** START OF SOURCE EXCERPT **

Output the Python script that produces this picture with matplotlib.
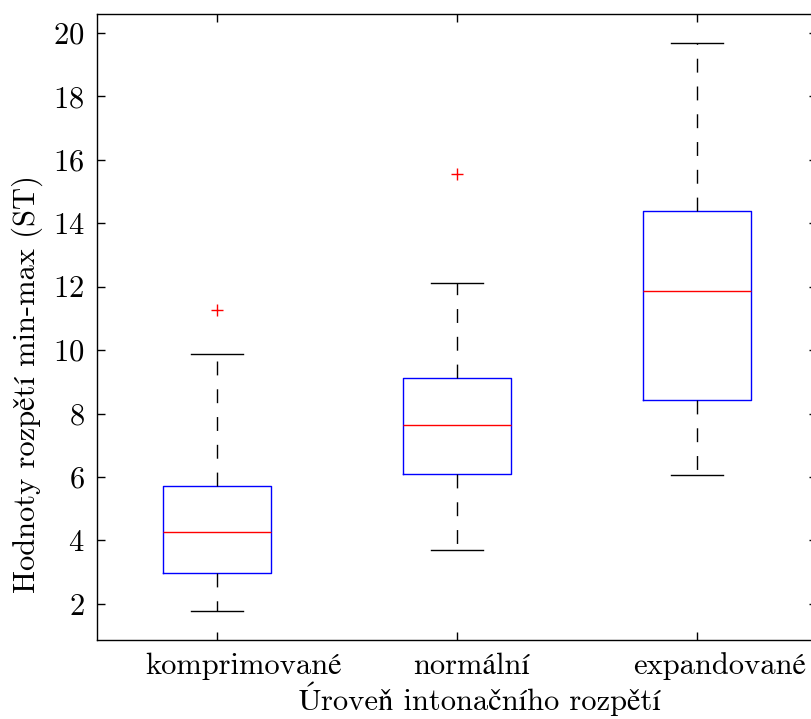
import matplotlib
matplotlib.use("Agg")
import matplotlib.pyplot as plt
from matplotlib.transforms import ScaledTranslation

# cmr10 has no accented letters; STIX fills them in with a lighter serif
plt.rcParams["font.family"] = ["cmr10", "STIXGeneral", "DejaVu Serif"]
plt.rcParams["mathtext.fontset"] = "cm"
plt.rcParams["axes.unicode_minus"] = False
plt.rcParams["axes.formatter.use_mathtext"] = True

categories = ["komprimované", "normální", "expandované"]
whis_lo = [1.78, 3.70, 6.07]
q1 = [2.98, 6.10, 8.43]
medians = [4.27, 7.64, 11.87]
q3 = [5.72, 9.12, 14.39]
whis_hi = [9.88, 12.12, 19.69]
outliers = [[11.27], [15.56], []]

stats = []
for i, name in enumerate(categories):
    stats.append({
        "label": name,
        "whislo": whis_lo[i],
        "q1": q1[i],
        "med": medians[i],
        "q3": q3[i],
        "whishi": whis_hi[i],
        "fliers": outliers[i],
    })

fig = plt.figure(figsize=(8.11, 7.19), dpi=100)
ax = fig.add_axes([97 / 811, 79 / 719, 720 / 811, 626 / 719])

ax.bxp(stats, positions=[1, 2, 3], widths=0.446,
       boxprops=dict(color="blue", linewidth=1.0),
       medianprops=dict(color="red", linewidth=1.0),
       whiskerprops=dict(color="black", linestyle=(0, (10, 10)), linewidth=1.0),
       capprops=dict(color="black", linewidth=1.0),
       flierprops=dict(marker="+", markeredgecolor="red", markersize=9,
                       markeredgewidth=1.0, linestyle="none"),
       capwidths=0.22)

ax.set_xlim(0.5, 3.5)
ax.set_ylim(0.86, 20.6)
ax.set_yticks(range(2, 21, 2))
ax.set_xticks([1, 2, 3])
ax.set_xticklabels(categories)
ax.tick_params(direction="in", length=6, width=1, labelsize=22, top=True, right=True, pad=9)
for s in ax.spines.values():
    s.set_linewidth(1.0)

# the original export drifts the category labels a bit to the right
shifts_px = [27, 15, 23]
for lab, dx in zip(ax.get_xticklabels(), shifts_px):
    lab.set_transform(lab.get_transform() + ScaledTranslation(dx / 100, 0, fig.dpi_scale_trans))

ax.set_ylabel("Hodnoty rozpětí min-max (ST)", fontsize=22)
ax.yaxis.set_label_coords(-0.075, 0.409)
ax.set_xlabel("Úroveň intonačního rozpětí", fontsize=22)
ax.xaxis.set_label_coords(0.532, -0.066)

fig.savefig("out.png", dpi=100)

** END OF SOURCE EXCERPT **

In your copy of the listing above, reproduce each line exactly and omit all pictures.

__FINISHED TASK__.
Output the Python script that produces this picture with matplotlib.
import matplotlib
matplotlib.use("Agg")
import matplotlib.pyplot as plt
from matplotlib.transforms import ScaledTranslation

# cmr10 has no accented letters; STIX fills them in with a lighter serif
plt.rcParams["font.family"] = ["cmr10", "STIXGeneral", "DejaVu Serif"]
plt.rcParams["mathtext.fontset"] = "cm"
plt.rcParams["axes.unicode_minus"] = False
plt.rcParams["axes.formatter.use_mathtext"] = True

categories = ["komprimované", "normální", "expandované"]
whis_lo = [1.78, 3.70, 6.07]
q1 = [2.98, 6.10, 8.43]
medians = [4.27, 7.64, 11.87]
q3 = [5.72, 9.12, 14.39]
whis_hi = [9.88, 12.12, 19.69]
outliers = [[11.27], [15.56], []]

stats = []
for i, name in enumerate(categories):
    stats.append({
        "label": name,
        "whislo": whis_lo[i],
        "q1": q1[i],
        "med": medians[i],
        "q3": q3[i],
        "whishi": whis_hi[i],
        "fliers": outliers[i],
    })

fig = plt.figure(figsize=(8.11, 7.19), dpi=100)
ax = fig.add_axes([97 / 811, 79 / 719, 720 / 811, 626 / 719])

ax.bxp(stats, positions=[1, 2, 3], widths=0.446,
       boxprops=dict(color="blue", linewidth=1.0),
       medianprops=dict(color="red", linewidth=1.0),
       whiskerprops=dict(color="black", linestyle=(0, (10, 10)), linewidth=1.0),
       capprops=dict(color="black", linewidth=1.0),
       flierprops=dict(marker="+", markeredgecolor="red", markersize=9,
                       markeredgewidth=1.0, linestyle="none"),
       capwidths=0.22)

ax.set_xlim(0.5, 3.5)
ax.set_ylim(0.86, 20.6)
ax.set_yticks(range(2, 21, 2))
ax.set_xticks([1, 2, 3])
ax.set_xticklabels(categories)
ax.tick_params(direction="in", length=6, width=1, labelsize=22, top=True, right=True, pad=9)
for s in ax.spines.values():
    s.set_linewidth(1.0)

# the original export drifts the category labels a bit to the right
shifts_px = [27, 15, 23]
for lab, dx in zip(ax.get_xticklabels(), shifts_px):
    lab.set_transform(lab.get_transform() + ScaledTranslation(dx / 100, 0, fig.dpi_scale_trans))

ax.set_ylabel("Hodnoty rozpětí min-max (ST)", fontsize=22)
ax.yaxis.set_label_coords(-0.075, 0.409)
ax.set_xlabel("Úroveň intonačního rozpětí", fontsize=22)
ax.xaxis.set_label_coords(0.532, -0.066)

fig.savefig("out.png", dpi=100)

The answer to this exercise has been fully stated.